There's only one loophole--one way to "broaden the base"--that they care about, and that's the tax preference for investment income, which right now means that they pay tax on long-term capital gains at 15 percent instead of 35 percent. Unless and until these CEOs say they want to eliminate the capital gains loophole, you can safely ignore what they are saying.

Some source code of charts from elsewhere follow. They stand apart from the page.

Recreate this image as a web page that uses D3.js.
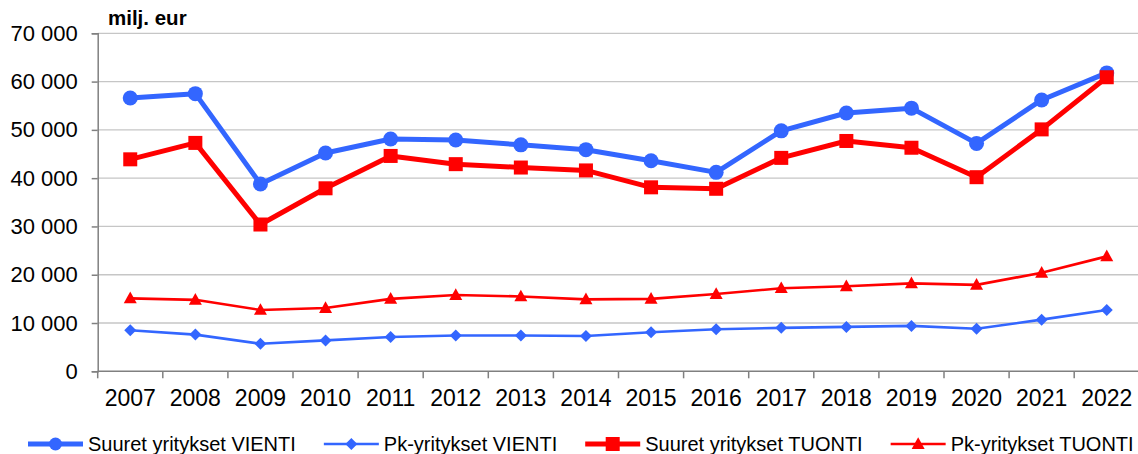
<!DOCTYPE html>
<html>
<head>
<meta charset="utf-8">
<script src="https://cdn.jsdelivr.net/npm/d3@7"></script>
<style>
  html, body { margin: 0; padding: 0; background: #fff; }
  svg { display: block; font-family: "Liberation Sans", Arial, sans-serif; }
</style>
</head>
<body>
<svg id="chart" width="1138" height="454"></svg>
<script>
const years = ["2007", "2008", "2009", "2010", "2011", "2012", "2013", "2014",
  "2015", "2016", "2017", "2018", "2019", "2020", "2021", "2022"];

const suuretVienti = [56600, 57500, 38800, 45200, 48100, 47900, 46900, 45900,
  43600, 41200, 49800, 53500, 54500, 47200, 56200, 61800];
const pkVienti = [8500, 7600, 5700, 6400, 7100, 7400, 7400, 7300,
  8100, 8700, 9000, 9200, 9400, 8800, 10700, 12700];
const suuretTuonti = [43900, 47300, 30400, 37900, 44600, 42900, 42200, 41600,
  38100, 37800, 44200, 47700, 46300, 40200, 50100, 60900];
const pkTuonti = [15100, 14800, 12700, 13100, 15000, 15800, 15500, 14900,
  15000, 16000, 17200, 17600, 18200, 17900, 20400, 23800];

const yTicks = [0, 10000, 20000, 30000, 40000, 50000, 60000, 70000];

const blue = "#3366ff";
const red = "#ff0000";

const series = [
  { name: "Suuret yritykset VIENTI", values: suuretVienti, color: blue, width: 5, marker: "circle" },
  { name: "Pk-yritykset VIENTI", values: pkVienti, color: blue, width: 2.6, marker: "diamond" },
  { name: "Suuret yritykset TUONTI", values: suuretTuonti, color: red, width: 5, marker: "square" },
  { name: "Pk-yritykset TUONTI", values: pkTuonti, color: red, width: 2.6, marker: "triangle" }
];

const svg = d3.select("#chart");

const x = d3.scaleBand().domain(years).range([97.7, 1139.3]);
const y = d3.scaleLinear().domain([0, 70000]).range([371.3, 33.3]);

const fmt = v => d3.format(",")(v).replace(/,/g, " ");

// gridlines
svg.append("g")
  .selectAll("line")
  .data(yTicks.filter(t => t > 0))
  .join("line")
  .attr("x1", x.range()[0])
  .attr("x2", 1138)
  .attr("y1", d => y(d))
  .attr("y2", d => y(d))
  .attr("stroke", "#c6c6c6")
  .attr("stroke-width", 1.3);

// y axis
const yAxis = svg.append("g")
  .attr("transform", `translate(${x.range()[0]},0)`)
  .call(d3.axisLeft(y).tickValues(yTicks).tickFormat(fmt).tickSize(6).tickPadding(14));
yAxis.select(".domain").attr("stroke", "#808080").attr("stroke-width", 1.5);
yAxis.selectAll(".tick line").attr("stroke", "#808080").attr("stroke-width", 1.5);
yAxis.selectAll(".tick text")
  .attr("font-size", 22)
  .attr("font-family", "Liberation Sans, Arial, sans-serif")
  .attr("fill", "#000");

// x axis: ticks between categories
const xAxis = svg.append("g")
  .attr("transform", `translate(0,${y(0)})`);
xAxis.append("line")
  .attr("x1", x.range()[0])
  .attr("x2", 1138)
  .attr("stroke", "#808080")
  .attr("stroke-width", 1.5);
xAxis.selectAll("line.tick")
  .data(years)
  .join("line")
  .attr("class", "tick")
  .attr("x1", d => x(d))
  .attr("x2", d => x(d))
  .attr("y1", 0)
  .attr("y2", 7)
  .attr("stroke", "#808080")
  .attr("stroke-width", 1.5);
xAxis.selectAll("text")
  .data(years)
  .join("text")
  .attr("x", d => x(d) + x.bandwidth() / 2)
  .attr("y", 35)
  .attr("text-anchor", "middle")
  .attr("font-size", 23)
  .attr("fill", "#000")
  .text(d => d);

// unit title
svg.append("text")
  .attr("x", 108)
  .attr("y", 25)
  .attr("font-size", 20.5)
  .attr("font-weight", "bold")
  .attr("fill", "#000")
  .text("milj. eur");

function drawMarker(g, type, color, size) {
  if (type === "circle") {
    g.append("circle").attr("r", size).attr("fill", color);
  } else if (type === "square") {
    g.append("rect").attr("x", -size).attr("y", -size)
      .attr("width", size * 2).attr("height", size * 2).attr("fill", color);
  } else if (type === "diamond") {
    g.append("path")
      .attr("d", `M0,${-size}L${size},0L0,${size}L${-size},0Z`)
      .attr("fill", color);
  } else if (type === "triangle") {
    g.append("path")
      .attr("d", `M0,${-size * 1.05}L${size},${size * 0.75}L${-size},${size * 0.75}Z`)
      .attr("fill", color);
  }
}

const markerSize = { circle: 7.5, square: 7, diamond: 6, triangle: 6.5 };

const line = d3.line()
  .x((d, i) => x(years[i]) + x.bandwidth() / 2)
  .y(d => y(d));

// draw lines: small ones first, big ones on top
const drawOrder = [series[1], series[3], series[0], series[2]];
drawOrder.forEach(s => {
  const g = svg.append("g");
  g.append("path")
    .datum(s.values)
    .attr("d", line)
    .attr("fill", "none")
    .attr("stroke", s.color)
    .attr("stroke-width", s.width)
    .attr("stroke-linejoin", "round");
  s.values.forEach((v, i) => {
    const m = g.append("g")
      .attr("transform", `translate(${x(years[i]) + x.bandwidth() / 2},${y(v)})`);
    drawMarker(m, s.marker, s.color, markerSize[s.marker]);
  });
});

// legend
const legend = svg.append("g").attr("transform", "translate(0,444)");
let lx = 28;
series.forEach(s => {
  const item = legend.append("g").attr("transform", `translate(${lx},0)`);
  item.append("line")
    .attr("x1", 0).attr("x2", 55)
    .attr("stroke", s.color)
    .attr("stroke-width", s.width);
  const m = item.append("g").attr("transform", "translate(27.5,0)");
  drawMarker(m, s.marker, s.color, s.marker === "circle" ? 6.5 : markerSize[s.marker]);
  const t = item.append("text")
    .attr("x", 60)
    .attr("y", 7)
    .attr("font-size", 20)
    .attr("fill", "#000")
    .text(s.name);
  lx += 60 + t.node().getComputedTextLength() + 28;
});
</script>
</body>
</html>
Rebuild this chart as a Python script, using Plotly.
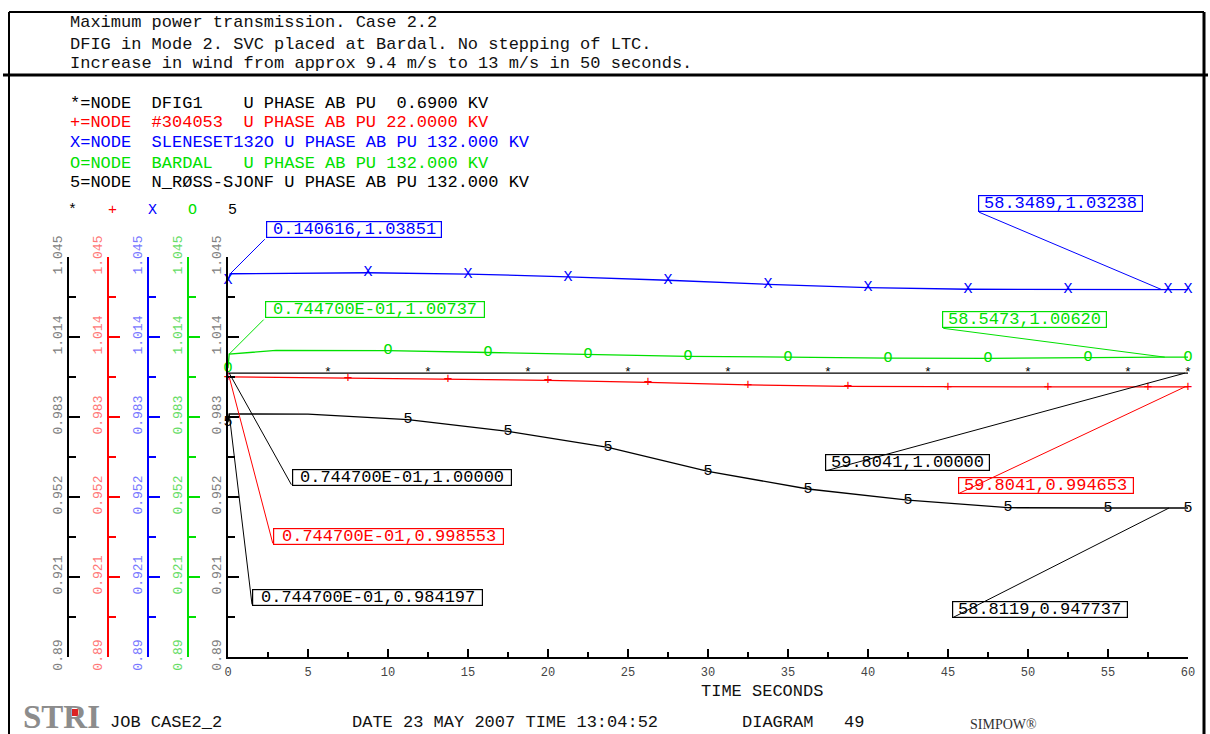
import numpy as np
import plotly.graph_objects as go

W, H = 1210, 734
MONO = "Liberation Mono, Courier New, monospace"
SERIF = "Liberation Serif, Times New Roman, serif"

# ---- node voltages (pu) versus time (s); k_* flags the points carrying a curve symbol ----
t_dfig1 = [0, 0.07447, 6.25, 12.5, 18.75, 25, 31.25, 37.5, 43.75, 50, 56.25, 59.8041, 60]
u_dfig1 = [1.0, 1.0, 1.0, 1.0, 1.0, 1.0, 1.0, 1.0, 1.0, 1.0, 1.0, 1.0, 1.0]
k_dfig1 = [0, 0, 1, 1, 1, 1, 1, 1, 1, 1, 1, 0, 1]

t_304053 = [0, 0.07447, 7.5, 13.75, 20, 26.25, 32.5, 38.75, 45, 51.25, 57.5, 59.8041, 60]
u_304053 = [0.99855, 0.998553, 0.99805, 0.99770, 0.99720, 0.99645, 0.99545, 0.99490,
            0.99468, 0.99465, 0.99465, 0.994653, 0.994653]
k_304053 = [1, 0, 1, 1, 1, 1, 1, 1, 1, 1, 1, 0, 1]

t_sleneset = [0, 0.140616, 8.75, 15, 21.25, 27.5, 33.75, 40, 46.25, 52.5, 58.3489, 58.75, 60]
u_sleneset = [1.0358, 1.03851, 1.0389, 1.0384, 1.0373, 1.0360, 1.0344, 1.0331, 1.0325,
              1.0324, 1.03238, 1.03238, 1.03238]
k_sleneset = [1, 0, 1, 1, 1, 1, 1, 1, 1, 1, 0, 1, 1]

t_bardal = [0, 0.07447, 3, 10, 16.25, 22.5, 28.75, 35, 41.25, 47.5, 53.75, 58.5473, 60]
u_bardal = [1.0019, 1.00737, 1.0088, 1.0087, 1.0080, 1.0073, 1.0065, 1.0062, 1.0058,
            1.0057, 1.0061, 1.00620, 1.00620]
k_bardal = [1, 0, 0, 1, 1, 1, 1, 1, 1, 1, 1, 0, 1]

t_rossj = [0, 0.07447, 5, 11.25, 17.5, 23.75, 30, 36.25, 42.5, 48.75, 55, 58.8119, 60]
u_rossj = [0.9810, 0.984197, 0.9841, 0.9820, 0.9774, 0.9712, 0.9619, 0.9551, 0.9508,
           0.94785, 0.94774, 0.947737, 0.947737]
k_rossj = [1, 0, 0, 1, 1, 1, 1, 1, 1, 1, 1, 0, 1]

NODE_TEXT = [
    "*=NODE  DFIG1    U PHASE AB PU  0.6900 KV",
    "+=NODE  #304053  U PHASE AB PU 22.0000 KV",
    "X=NODE  SLENESET132O U PHASE AB PU 132.000 KV",
    "O=NODE  BARDAL   U PHASE AB PU 132.000 KV",
    "5=NODE  N_RØSS-SJONF U PHASE AB PU 132.000 KV",
]
SYMBOLS = ["*", "+", "X", "O", "5"]
T_DATA = [t_dfig1, t_304053, t_sleneset, t_bardal, t_rossj]
U_DATA = [u_dfig1, u_304053, u_sleneset, u_bardal, u_rossj]
K_DATA = [k_dfig1, k_304053, k_sleneset, k_bardal, k_rossj]

# value read-outs: series index, time, voltage
call_series = [2, 2, 3, 3, 0, 1, 4, 0, 1, 4]
call_t = [0.140616, 58.3489, 0.0744700, 58.5473, 0.0744700, 0.0744700, 0.0744700,
          59.8041, 59.8041, 58.8119]
call_u = [1.03851, 1.03238, 1.00737, 1.00620, 1.00000, 0.998553, 0.984197,
          1.00000, 0.994653, 0.947737]

Y_TICKS = [0.89, 0.921, 0.952, 0.983, 1.014, 1.045]
Y_TICKTEXT = ["0.89", "0.921", "0.952", "0.983", "1.014", "1.045"]
X_TICKS = [0, 5, 10, 15, 20, 25, 30, 35, 40, 45, 50, 55, 60]

# ---- styling / placement ----
COLORS = ["#000000", "#ff0000", "#0000ff", "#00e000", "#000000"]
PALE = ["#808080", "#ff7878", "#7878ff", "#66dd66", "#808080"]
AXES = ["y2", "y3", "y4", "y5", "y"]
AXIS_PX = [68, 108, 148, 188, 228]
PX_L, PX_R, PX_T, PX_B = 228, 1188, 257, 657
# offset (screen px) from the read-out point to the lower-left corner of its box
CALL_DX = [36, -184, 36, -223, 63, 44, 23, -360, -227, -217]
CALL_DY = [-36, -78, -36, -29, 113, 168, 192, 98, 107, 110]
BOX_H = 17
CHAR_W = 11


def nb(s):
    return s.replace(" ", "\u00a0")


def simpow_num(x):
    """SIMPOW style: six significant digits, exponent form below 0.1."""
    if abs(x) < 0.1:
        e = int(np.floor(np.log10(abs(x)))) + 1
        return f"{x / 10 ** e:.6f}E{e:+03d}"
    return np.format_float_positional(x, precision=6, unique=False, fractional=False, trim="k")


def px(x):
    return x / W


def py(y):
    return 1 - y / H


fig = go.Figure()

for i in range(5):
    fig.add_trace(go.Scatter(
        x=T_DATA[i], y=U_DATA[i], mode="lines", yaxis=AXES[i],
        line=dict(color=COLORS[i], width=1.3), hoverinfo="skip", showlegend=False))
    mt = [t for t, k in zip(T_DATA[i], K_DATA[i]) if k]
    mu = [u for u, k in zip(U_DATA[i], K_DATA[i]) if k]
    fig.add_trace(go.Scatter(
        x=mt, y=mu, mode="text", yaxis=AXES[i], text=[SYMBOLS[i]] * len(mt),
        textposition="middle center", cliponaxis=False,
        textfont=dict(family=MONO, size=15 if SYMBOLS[i] != "*" else 13, color=COLORS[i]),
        hoverinfo="skip", showlegend=False))

y_dom = [py(PX_B), py(PX_T)]


def y_style(i):
    return dict(
        range=[0.889999, 1.045001], domain=y_dom,
        tickmode="array", tickvals=Y_TICKS, ticktext=Y_TICKTEXT,
        ticks="inside", ticklen=11, tickwidth=2, tickcolor=COLORS[i],
        showline=True, linecolor=COLORS[i], linewidth=2,
        showgrid=False, zeroline=False, tickangle=-90,
        tickfont=dict(family=MONO, size=13, color=PALE[i]),
        minor=dict(ticks="inside", ticklen=7, tickwidth=2, tickcolor=COLORS[i],
                   tick0=0.89, dtick=0.0155),
        fixedrange=True, automargin=False)


layout_axes = {}
for i in range(5):
    st = y_style(i)
    name = "yaxis" if AXES[i] == "y" else "yaxis" + AXES[i][1:]
    if AXES[i] == "y":
        st.update(anchor="x")
    else:
        st.update(overlaying="y", anchor="free", position=px(AXIS_PX[i]), side="left")
    layout_axes[name] = st

shapes = []
annotations = []

# read-out boxes with leader lines
for j in range(len(call_t)):
    s = call_series[j]
    c = COLORS[s]
    label = f"{simpow_num(call_t[j])},{simpow_num(call_u[j])}"
    w = CHAR_W * len(label)
    dx, dy = CALL_DX[j], CALL_DY[j]
    # leader from the box corner to the point
    annotations.append(dict(
        x=call_t[j], y=call_u[j], xref="x", yref=AXES[s], text="",
        showarrow=True, arrowhead=0, arrowwidth=1, arrowcolor=c, standoff=0,
        ax=dx, ay=dy))
    # frame
    annotations.append(dict(
        x=call_t[j], y=call_u[j], xref="x", yref=AXES[s], showarrow=False,
        xshift=dx, yshift=-dy, xanchor="left", yanchor="bottom", text="\u00a0",
        width=w - 4, height=BOX_H - 4, borderpad=1, borderwidth=1.2, bordercolor=c,
        font=dict(family=MONO, size=6, color=c)))
    # value text
    annotations.append(dict(
        x=call_t[j], y=call_u[j], xref="x", yref=AXES[s], showarrow=False,
        xshift=dx + w / 2, yshift=-dy + BOX_H / 2, xanchor="center", yanchor="middle",
        text=label, font=dict(family=MONO, size=17, color=c)))

# page frame
frame = [
    (9, 12, 1204, 12, 2), (9, 12, 9, 734, 2), (1204, 12, 1204, 734, 3), (3, 75, 1208, 75, 3),
]
for x0, y0, x1, y1, lw in frame:
    shapes.append(dict(type="line", xref="paper", yref="paper", x0=px(x0), y0=py(y0),
                       x1=px(x1), y1=py(y1), line=dict(color="#000000", width=lw)))


def text_at(x, y, s, color="#000000", size=17, family=MONO, anchor="left"):
    annotations.append(dict(x=px(x), y=py(y), xref="paper", yref="paper", showarrow=False,
                            xanchor=anchor, yanchor="middle", text=nb(s),
                            font=dict(family=family, size=size, color=color)))


# heading
text_at(68, 22, "Maximum power transmission. Case 2.2", "#111111")
text_at(68, 44, "DFIG in Mode 2. SVC placed at Bardal. No stepping of LTC.", "#111111")
text_at(68, 64, "Increase in wind from approx 9.4 m/s to 13 m/s in 50 seconds.", "#111111")

# node list and axis keys
for i in range(5):
    text_at(68, 103 + 20 * i, NODE_TEXT[i], COLORS[i])
    text_at(AXIS_PX[i] + 4, 211, SYMBOLS[i], COLORS[i], size=15, anchor="center")

text_at(762, 691, "TIME SECONDS", "#111111", anchor="center")

# footer
text_at(21, 717, "<b>STRI</b>", "#8c8c8c", size=33, family=SERIF)
shapes.append(dict(type="rect", xref="paper", yref="paper", x0=px(72), x1=px(78),
                   y0=py(716), y1=py(709), fillcolor="#dd2222", line=dict(width=0)))
text_at(108, 722, "JOB CASE2_2", "#111111")
text_at(350, 722, "DATE 23 MAY 2007 TIME 13:04:52", "#111111")
text_at(740, 722, "DIAGRAM   49", "#111111")
text_at(968, 724, "SIMPOW®", "#333333", size=14, family=SERIF)

fig.update_layout(
    width=W, height=H, margin=dict(l=0, r=0, t=0, b=0, autoexpand=False),
    paper_bgcolor="white", plot_bgcolor="white", showlegend=False,
    xaxis=dict(domain=[px(PX_L), px(PX_R)], range=[0, 60], anchor="y",
               tickmode="array", tickvals=X_TICKS, ticktext=[str(v) for v in X_TICKS],
               ticks="inside", ticklen=8, tickwidth=1.5, tickcolor="#000000",
               minor=dict(ticks="inside", ticklen=5, tickwidth=1.5, tickcolor="#000000",
                          tick0=0, dtick=2.5),
               showline=True, linecolor="#000000", linewidth=2, ticklabelstandoff=3,
               showgrid=False, zeroline=False, fixedrange=True, automargin=False,
               tickfont=dict(family=MONO, size=12, color="#444444")),
    shapes=shapes, annotations=annotations,
    **layout_axes,
)

fig.write_html("out.html")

How do I know they don't want to eliminate the capital gains loophole? Well, let's look at where these corporate titans are putting their money rather than their overly large mouths. I started going through the list of people in the CEO Council to see if they contributed money to Barack Obama or Mitt Romney (thanks to the invaluable OpenSecrets.org). I only made it through the D's (I have a stack of midterms I have to grade), but I found eight Romney donors and not a single Obama donor. And that's excluding the ones who donated to Rick Perry or gave tens of thousands of dollars to Republican committees.
It's no secret that Mitt Romney wants to cut tax rates by 20 percent and keep the capital gains tax rate at its current level. (His running mate wants to eliminate all taxes on investment income.) He says he can maintain current tax levels for the rich, but that has repeatedly been shown to be arithmetically impossible, since there simply aren't enough other loopholes to get rid of. (Romney also wants to eliminate the estate tax, which is the other thing that the super-rich care about.) So what we see here is a pack of rich people saying that taxes should go up, without mentioning the one tax break that they care about, many of whom are giving their money to the guy who will actually reduce their taxes.
Actually, it's worse than that. If you're going to lower rates and raise revenue, but you're not going to raise taxes on yourselves, there's only way to make that work: raise taxes on other people. If, at the same time, you're calling for reductions in federal spending on health care and Social Security, that means lower benefits for other people. As Felix Salmon said, this is "gross self-interest masquerading as public statesmanship."
I've previously argued for specific tax changes that would reduce my own tax breaks and raise my taxes. And I put my money where my mouth is. I'm waiting for the CEOs of Fix the Debt to do the same.